Clinical brain-computer interfaces: Challenges and new applications
11/4/22, 11:50 AM - 11/4/22, 12:20 PM (Europe/Amsterdam) (30 minutes)

Prof. Surjo Soekadar, MD
Einstein Professor of Clinical Neurotechnology Charité – Universitätsmedizin Berlin
Einstein Professor of Clinical Neurotechnology Charité – Universitätsmedizin Berlin

Surjo R. Soekadar, MD, studied medicine in Mainz, Heidelberg and Baltimore. After a Research Fellowship at the Human Cortical Physiology and Stroke Neurorehabilitation Section (HCPS) at the National Institute of Neurological Disorders and Stroke (NINDS, NIH, USA), he continued his work at the University Hospital of Tübingen, Germany, where he became head of the Applied Neurotechnology Laboratory. In 2018, he transitioned his group to the Charité - Universitätsmedizin Berlin, where is became Germany’s first Professor of Clinical Neurotechnology. He is currently head of the research division ‘Translation and Neurotechnology’ and medical head of the Center for Translational Neuromodulation. Dr. Soekadar received various prizes and awards such as the NIHDFG Research Career Transition Award, the NIH Fellows’ Award for Research Excellence, the International BCI Research Award as well as the BIOMAG and NARSAD Young Investigator Awards.

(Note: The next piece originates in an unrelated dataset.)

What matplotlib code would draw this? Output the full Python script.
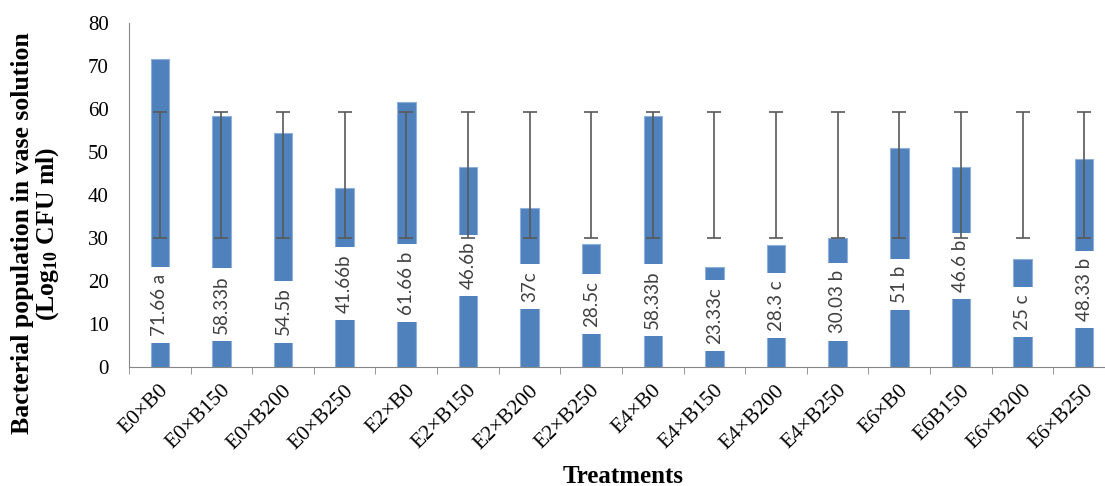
import matplotlib
matplotlib.use('Agg')
import matplotlib.pyplot as plt
import matplotlib.transforms as mtransforms
import numpy as np

# data
treatments = ['E0×B0', 'E0×B150', 'E0×B200', 'E0×B250', 'E2×B0', 'E2×B150', 'E2×B200', 'E2×B250',
              'E4×B0', 'E4×B150', 'E4×B200', 'E4×B250', 'E6×B0', 'E6B150', 'E6×B200', 'E6×B250']
bacteria = [71.66, 58.33, 54.5, 41.66, 61.66, 46.6, 37, 28.5,
            58.33, 23.33, 28.3, 30.03, 51, 46.6, 25, 48.33]
bar_labels = ['71.66 a', '58.33b', '54.5b', '41.66b', '61.66 b', '46.6b', '37c', '28.5c',
              '58.33b', '23.33c', '28.3 c', '30.03 b', '51 b', '46.6 b', '25 c', '48.33 b']
err_low = [30] * 16
err_high = [59.3] * 16

# where the data labels sit on each bar
label_y = [14.4, 14.55, 12.9, 19.35, 19.5, 23.6, 18.7, 14.6,
           15.6, 11.95, 14.25, 15.15, 19.15, 23.45, 12.75, 17.95]

plt.rcParams['mathtext.fontset'] = 'custom'
plt.rcParams['mathtext.rm'] = 'Liberation Serif:bold'
plt.rcParams['mathtext.it'] = 'Liberation Serif:bold'
plt.rcParams['mathtext.bf'] = 'Liberation Serif:bold'

fig = plt.figure(figsize=(11.05, 4.86), dpi=100)
ax = fig.add_axes([0.1167, 0.2449, 0.8923, 0.7078])

x = np.arange(len(treatments))
ax.bar(x, bacteria, width=0.3, color='#4F81BD', edgecolor='#8EB0DA', linewidth=0.8, zorder=2)

# error bars (same range on all bars)
mid = (np.array(err_low) + np.array(err_high)) / 2
half = (np.array(err_high) - np.array(err_low)) / 2
ax.errorbar(x, mid, yerr=half, fmt='none', ecolor='#595959', elinewidth=1.2,
            capsize=4.8, capthick=1.2, zorder=4)

# value labels with white box cut through the bar
for i in range(len(x)):
    ax.text(x[i], label_y[i], bar_labels[i], rotation=90, ha='center', va='center',
            fontsize=13.5, family='Lato', color='#404040', zorder=3,
            bbox=dict(boxstyle='square,pad=0.38', facecolor='white', edgecolor='none'))

ax.set_xlim(-0.5, len(x) - 0.5)
ax.set_ylim(0, 80)
ax.set_yticks(np.arange(0, 81, 10))
ax.tick_params(axis='y', length=0, pad=14.5, labelsize=15)
for t in ax.get_yticklabels():
    t.set_family('Liberation Serif')

ax.set_xticks(x)
ax.set_xticklabels(treatments, rotation=45, ha='right', va='center', rotation_mode='anchor',
                   family='Liberation Serif', fontsize=15.5)
ax.tick_params(axis='x', which='major', length=0, pad=15)
offset = mtransforms.ScaledTranslation(6 / 100, 0, fig.dpi_scale_trans)
for t in ax.get_xticklabels():
    t.set_transform(t.get_transform() + offset)
ax.set_xticks(np.arange(-0.5, len(x), 1), minor=True)
ax.tick_params(axis='x', which='minor', length=5, color='#868686', direction='out')

for s in ['top', 'right']:
    ax.spines[s].set_visible(False)
ax.spines['left'].set_color('#868686')
ax.spines['bottom'].set_color('#868686')

ax.text(-0.094, 0.388, 'Bacterial population in vase solution\n(Log$_{10}$ CFU ml)',
        transform=ax.transAxes, rotation=90, ha='center', va='center', multialignment='center',
        family='Liberation Serif', fontweight='bold', fontsize=18.5, linespacing=1.0)
fig.text(0.564, 0.02, 'Treatments', ha='center', va='center', family='Liberation Serif',
         fontweight='bold', fontsize=18)

fig.savefig('out.png', dpi=100)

Despite tremendous technological progress over the last years, many neurotechnological tools have not arrived in clinical routine care yet. Dr. Soekadar will provide an overview of clinical neurotechnologies, such as clinical brain/neural machine interfaces, that proofed to be effective in alleviating various disorders of the brain. He will depict why these tools have not entered broader clinical use and elaborate on the challenges ahead. Moreover, he will specifically argue for the combination of real-time neuroimaging and neuromodulation to establish adaptive closed-loop brain stimulation as an important step towards personalized and targeted treatments of neurological and psychiatric disorders. His talk will also discuss current and future developments in the field that include the use of quantum sensors and temporal interference magnetic stimulation (TIMS). Finally, he will sketch the neuroethical challenges that arise when integrating neurotechnologies with AI-enabled systems.